Surely he took up our pain and bore our suffering, yet we considered him punished by God, stricken by him, and afflicted. But he was pierced for our transgressions, he was crushed for our iniquities; the punishment that brought us peace was on him, and by his wounds we are healed. We all, like sheep, have gone astray, each of us has turned to our own way; and the Lord has laid on him the iniquity of us all. (53:3–6)
In light of this teaching, why should suffering be associated with the Messiah, “the Son of Man,” and the things of God at all? It doesn’t seem to make much sense. When we think of God as the greatest of all, a greater than which cannot be conceived, the one who created the starry heavens, we often have in mind the words, glory, honor, power, success, and triumph—not “suffering,” “rejection,” “being despised,” “crushed,” and “failure.” If God is good—the best possible good—how can that goodness, in terms of a messianic figure, be understood by what looks like punishment, pain, and rejection? What’s so good about suffering? What’s so great about rejection? More important, what does Almighty God have to do with any of this?
If we think like this, then we can take some comfort in recognizing that Peter—great disciple that he was—thought like this as well, even right after his great confession of Jesus as the Messiah. At least at this point in Peter’s journey, in his estimate of things, Jesus was to have nothing to do with these very negative things for he was, after all, someone special, God’s Anointed One. However, such comfort that we might initially enjoy with Peter quickly fades away once we realize that with these understandings in place, of what the Messiah is and should be, Jesus could only say to us what he did, in fact, say to Peter: “Get behind me, Satan!” It will take the many texts, reflections, and questions in the days ahead to demonstrate just why this is so. This is not a simple matter; it has to do with how God will be revealed in Jesus Christ.

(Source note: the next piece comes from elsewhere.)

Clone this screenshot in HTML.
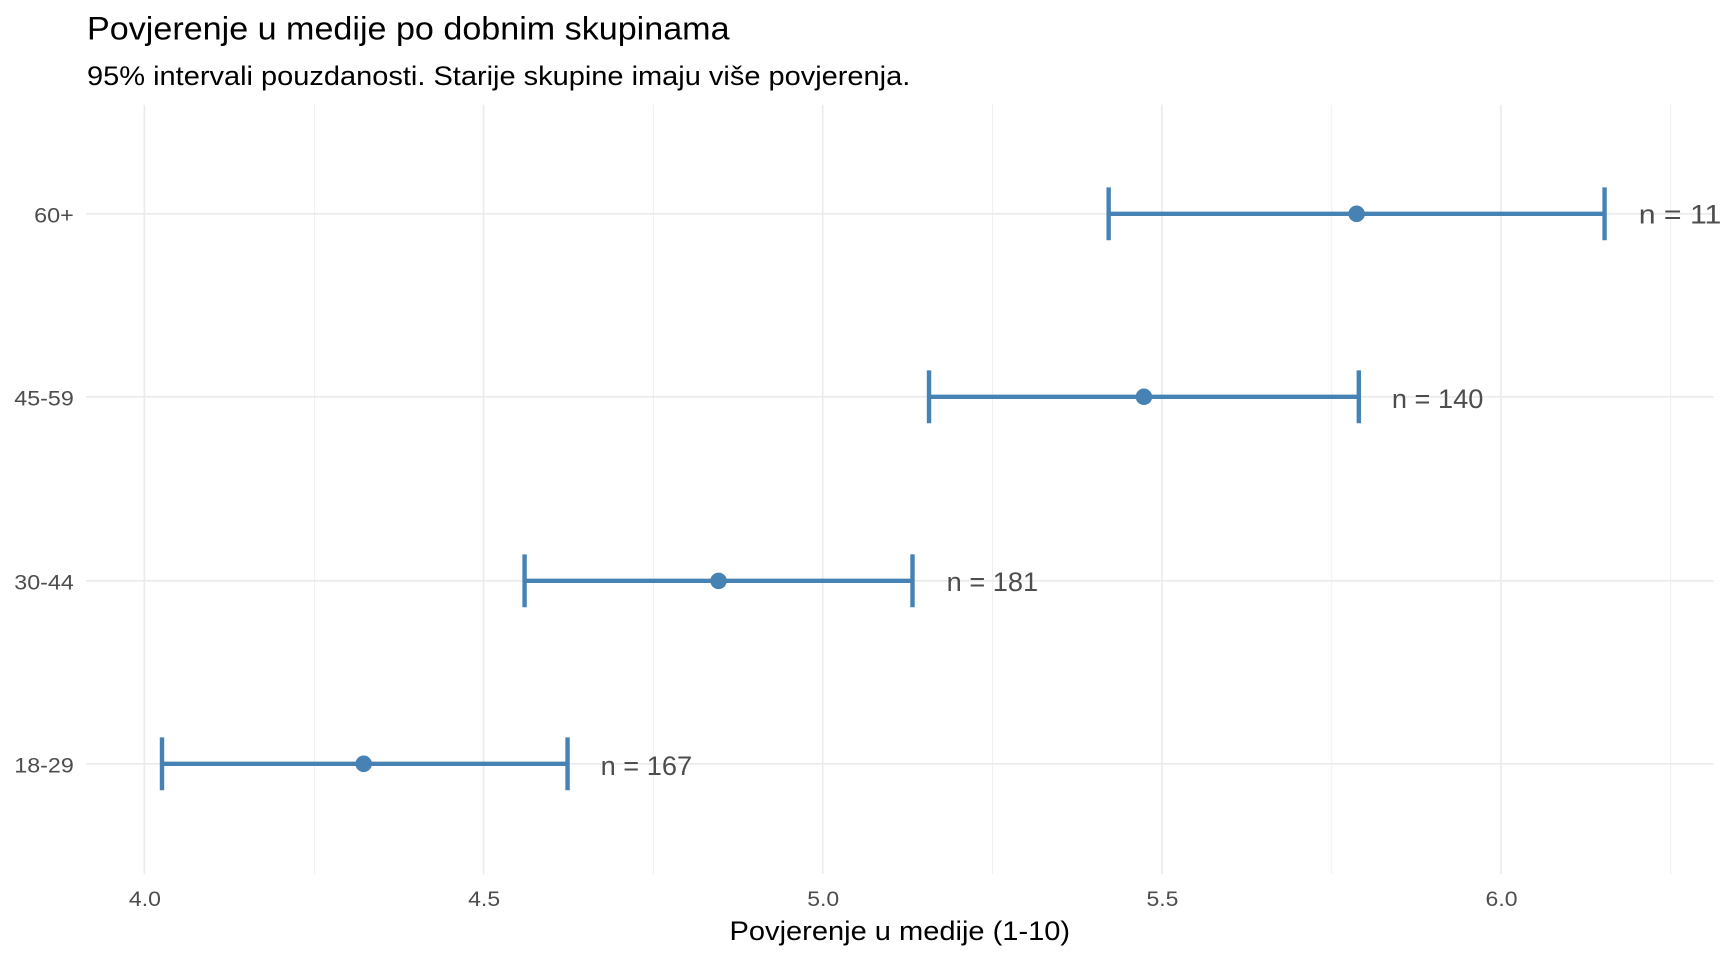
<!DOCTYPE html>
<html><head><meta charset="utf-8"><style>html,body{margin:0;padding:0;background:#fff;overflow:hidden}svg{display:block}</style></head>
<body>
<svg width="1728" height="960" viewBox="0 0 1568 871" preserveAspectRatio="none" xmlns="http://www.w3.org/2000/svg" font-family="Liberation Sans, sans-serif">
<rect width="1568" height="871" fill="#fff"/>
<g stroke="#f0f0f0" stroke-width="1">
<line x1="285.4" y1="95" x2="285.4" y2="793"/><line x1="592.9" y1="95" x2="592.9" y2="793"/><line x1="900.6" y1="95" x2="900.6" y2="793"/><line x1="1208.4" y1="95" x2="1208.4" y2="793"/><line x1="1516" y1="95" x2="1516" y2="793"/>
</g>
<g stroke="#ebebeb" stroke-width="1.5">
<line x1="131" y1="95" x2="131" y2="793"/><line x1="438.8" y1="95" x2="438.8" y2="793"/><line x1="746.5" y1="95" x2="746.5" y2="793"/><line x1="1054.3" y1="95" x2="1054.3" y2="793"/><line x1="1362" y1="95" x2="1362" y2="793"/>
<line x1="78" y1="194" x2="1555" y2="194"/><line x1="78" y1="360" x2="1555" y2="360"/><line x1="78" y1="527" x2="1555" y2="527"/><line x1="78" y1="693" x2="1555" y2="693"/>
</g>
<g stroke="#4682B4" stroke-width="4" fill="#4682B4">
<line x1="1006" y1="194" x2="1456" y2="194"/><line x1="1006" y1="170" x2="1006" y2="218"/><line x1="1456" y1="170" x2="1456" y2="218"/><circle cx="1231" cy="194" r="7.5" stroke="none"/>
<line x1="843" y1="360" x2="1233" y2="360"/><line x1="843" y1="336" x2="843" y2="384"/><line x1="1233" y1="336" x2="1233" y2="384"/><circle cx="1038" cy="360" r="7.5" stroke="none"/>
<line x1="476" y1="527" x2="828" y2="527"/><line x1="476" y1="503" x2="476" y2="551"/><line x1="828" y1="503" x2="828" y2="551"/><circle cx="652" cy="527" r="7.5" stroke="none"/>
<line x1="147" y1="693" x2="515" y2="693"/><line x1="147" y1="669" x2="147" y2="717"/><line x1="515" y1="669" x2="515" y2="717"/><circle cx="330" cy="693" r="7.5" stroke="none"/>
</g>
<g fill="#4d4d4d" font-size="24" lengthAdjust="spacingAndGlyphs">
<text x="1487" y="203" textLength="75" lengthAdjust="spacingAndGlyphs">n = 11</text><text x="1263" y="370" textLength="83" lengthAdjust="spacingAndGlyphs">n = 140</text><text x="859" y="536" textLength="83" lengthAdjust="spacingAndGlyphs">n = 181</text><text x="545" y="703" textLength="83" lengthAdjust="spacingAndGlyphs">n = 167</text>
</g>
<g fill="#4d4d4d" font-size="19">
<text x="31" y="202" textLength="36" lengthAdjust="spacingAndGlyphs">60+</text><text x="13" y="368" textLength="54" lengthAdjust="spacingAndGlyphs">45-59</text><text x="13" y="535" textLength="54" lengthAdjust="spacingAndGlyphs">30-44</text><text x="13" y="701" textLength="54" lengthAdjust="spacingAndGlyphs">18-29</text>
</g>
<g fill="#4d4d4d" font-size="19">
<text x="117" y="822" textLength="29" lengthAdjust="spacingAndGlyphs">4.0</text><text x="424.8" y="822" textLength="29" lengthAdjust="spacingAndGlyphs">4.5</text><text x="732.5" y="822" textLength="29" lengthAdjust="spacingAndGlyphs">5.0</text><text x="1040.3" y="822" textLength="29" lengthAdjust="spacingAndGlyphs">5.5</text><text x="1348" y="822" textLength="29" lengthAdjust="spacingAndGlyphs">6.0</text>
</g>
<text x="662" y="853" font-size="24" fill="#000" textLength="309" lengthAdjust="spacingAndGlyphs">Povjerenje u medije (1-10)</text>
<text x="79" y="36" font-size="29" fill="#000" textLength="583" lengthAdjust="spacingAndGlyphs">Povjerenje u medije po dobnim skupinama</text>
<text x="79" y="77" font-size="24" fill="#000" textLength="747" lengthAdjust="spacingAndGlyphs">95% intervali pouzdanosti. Starije skupine imaju više povjerenja.</text>
</svg>
</body></html>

Though his words were surprisingly strong, a full-throttle rebuke, Jesus knew exactly what he was doing. Even though Peter had confessed Jesus as the Christ (as great as this testimony was), nevertheless at this point, Jesus yet remained to Peter something of a stranger.
THE PRAYER
Heavenly Father, align me to your purposes and help me to see through attempts of darkness to employ me against your kingdom agenda. May my every thought, word, and deed be infused with testimony to the lordship of Jesus and his glory in our world.